# Exercise details:
Pull out every line with the word "Reproduce" from the entries below.

# Task input:
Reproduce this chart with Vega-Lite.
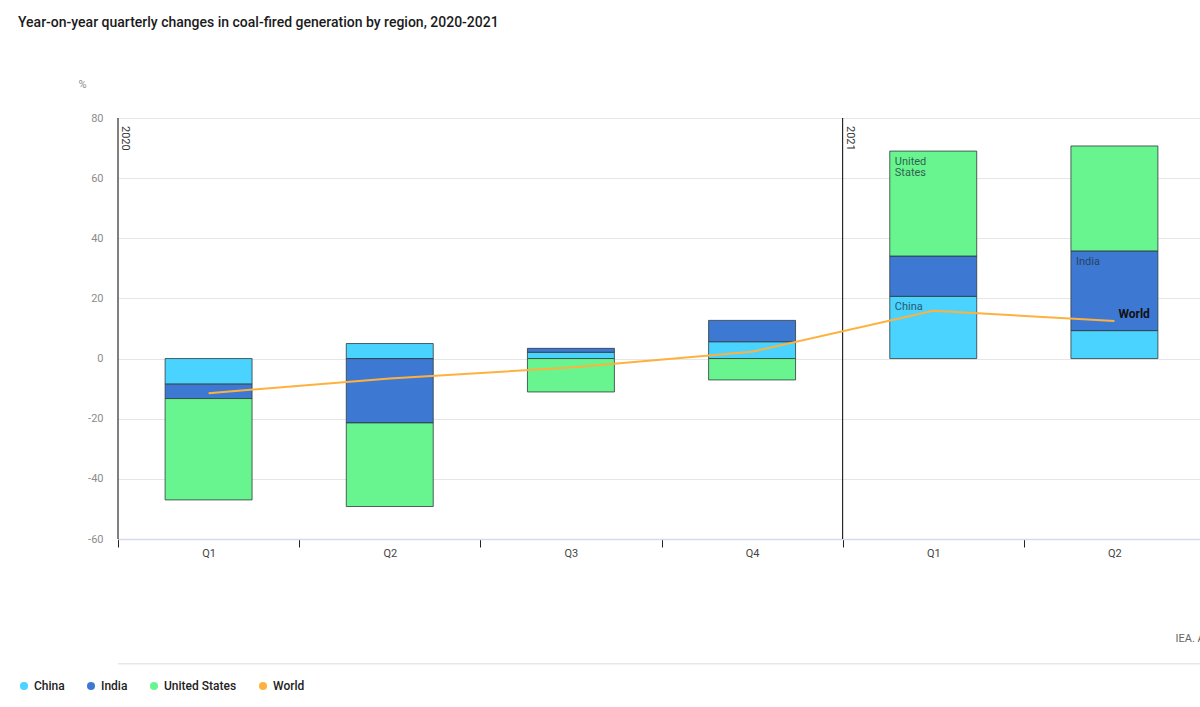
==
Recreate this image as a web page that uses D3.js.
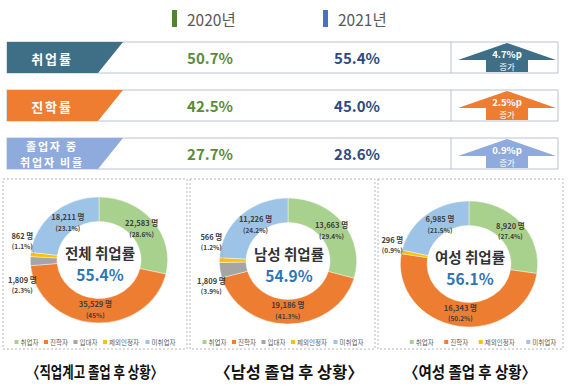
* * *
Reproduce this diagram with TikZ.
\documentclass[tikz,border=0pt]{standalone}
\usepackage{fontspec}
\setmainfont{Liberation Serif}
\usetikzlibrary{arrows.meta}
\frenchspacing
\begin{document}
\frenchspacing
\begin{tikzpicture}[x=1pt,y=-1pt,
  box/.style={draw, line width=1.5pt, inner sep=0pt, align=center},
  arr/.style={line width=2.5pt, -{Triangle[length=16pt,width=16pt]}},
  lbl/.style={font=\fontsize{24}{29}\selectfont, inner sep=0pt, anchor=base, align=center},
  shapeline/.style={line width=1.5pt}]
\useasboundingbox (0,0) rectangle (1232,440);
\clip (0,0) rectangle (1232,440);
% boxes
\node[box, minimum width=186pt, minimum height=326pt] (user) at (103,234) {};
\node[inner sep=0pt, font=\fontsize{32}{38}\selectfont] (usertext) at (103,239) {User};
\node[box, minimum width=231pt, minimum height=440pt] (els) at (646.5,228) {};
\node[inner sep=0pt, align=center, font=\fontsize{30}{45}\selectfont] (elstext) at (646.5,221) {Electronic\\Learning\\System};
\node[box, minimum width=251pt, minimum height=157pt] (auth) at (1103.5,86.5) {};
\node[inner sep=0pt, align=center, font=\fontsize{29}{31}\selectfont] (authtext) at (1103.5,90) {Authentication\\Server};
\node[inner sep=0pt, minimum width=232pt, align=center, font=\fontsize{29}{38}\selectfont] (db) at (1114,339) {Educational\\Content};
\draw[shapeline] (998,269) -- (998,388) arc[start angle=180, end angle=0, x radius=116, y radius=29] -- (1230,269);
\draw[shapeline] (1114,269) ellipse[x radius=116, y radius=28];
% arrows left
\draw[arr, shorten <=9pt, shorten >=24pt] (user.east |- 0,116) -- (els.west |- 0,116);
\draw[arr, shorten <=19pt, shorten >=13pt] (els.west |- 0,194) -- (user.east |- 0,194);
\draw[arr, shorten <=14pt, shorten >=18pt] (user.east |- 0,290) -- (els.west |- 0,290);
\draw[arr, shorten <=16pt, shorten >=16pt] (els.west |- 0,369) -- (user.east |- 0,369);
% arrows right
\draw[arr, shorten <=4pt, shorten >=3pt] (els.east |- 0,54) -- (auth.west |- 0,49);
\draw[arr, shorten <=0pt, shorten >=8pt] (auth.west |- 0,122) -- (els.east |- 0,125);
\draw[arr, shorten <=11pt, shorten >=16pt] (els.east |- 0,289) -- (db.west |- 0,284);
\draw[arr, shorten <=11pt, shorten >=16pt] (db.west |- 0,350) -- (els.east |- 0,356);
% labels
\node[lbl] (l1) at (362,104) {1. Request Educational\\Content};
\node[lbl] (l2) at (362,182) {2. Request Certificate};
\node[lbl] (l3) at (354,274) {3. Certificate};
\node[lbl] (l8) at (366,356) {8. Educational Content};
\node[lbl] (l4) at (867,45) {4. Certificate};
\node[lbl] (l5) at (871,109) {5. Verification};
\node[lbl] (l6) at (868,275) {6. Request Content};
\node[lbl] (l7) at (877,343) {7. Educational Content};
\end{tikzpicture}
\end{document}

# Result of this task:
Reproduce this chart with Vega-Lite.
Reproduce this diagram with TikZ.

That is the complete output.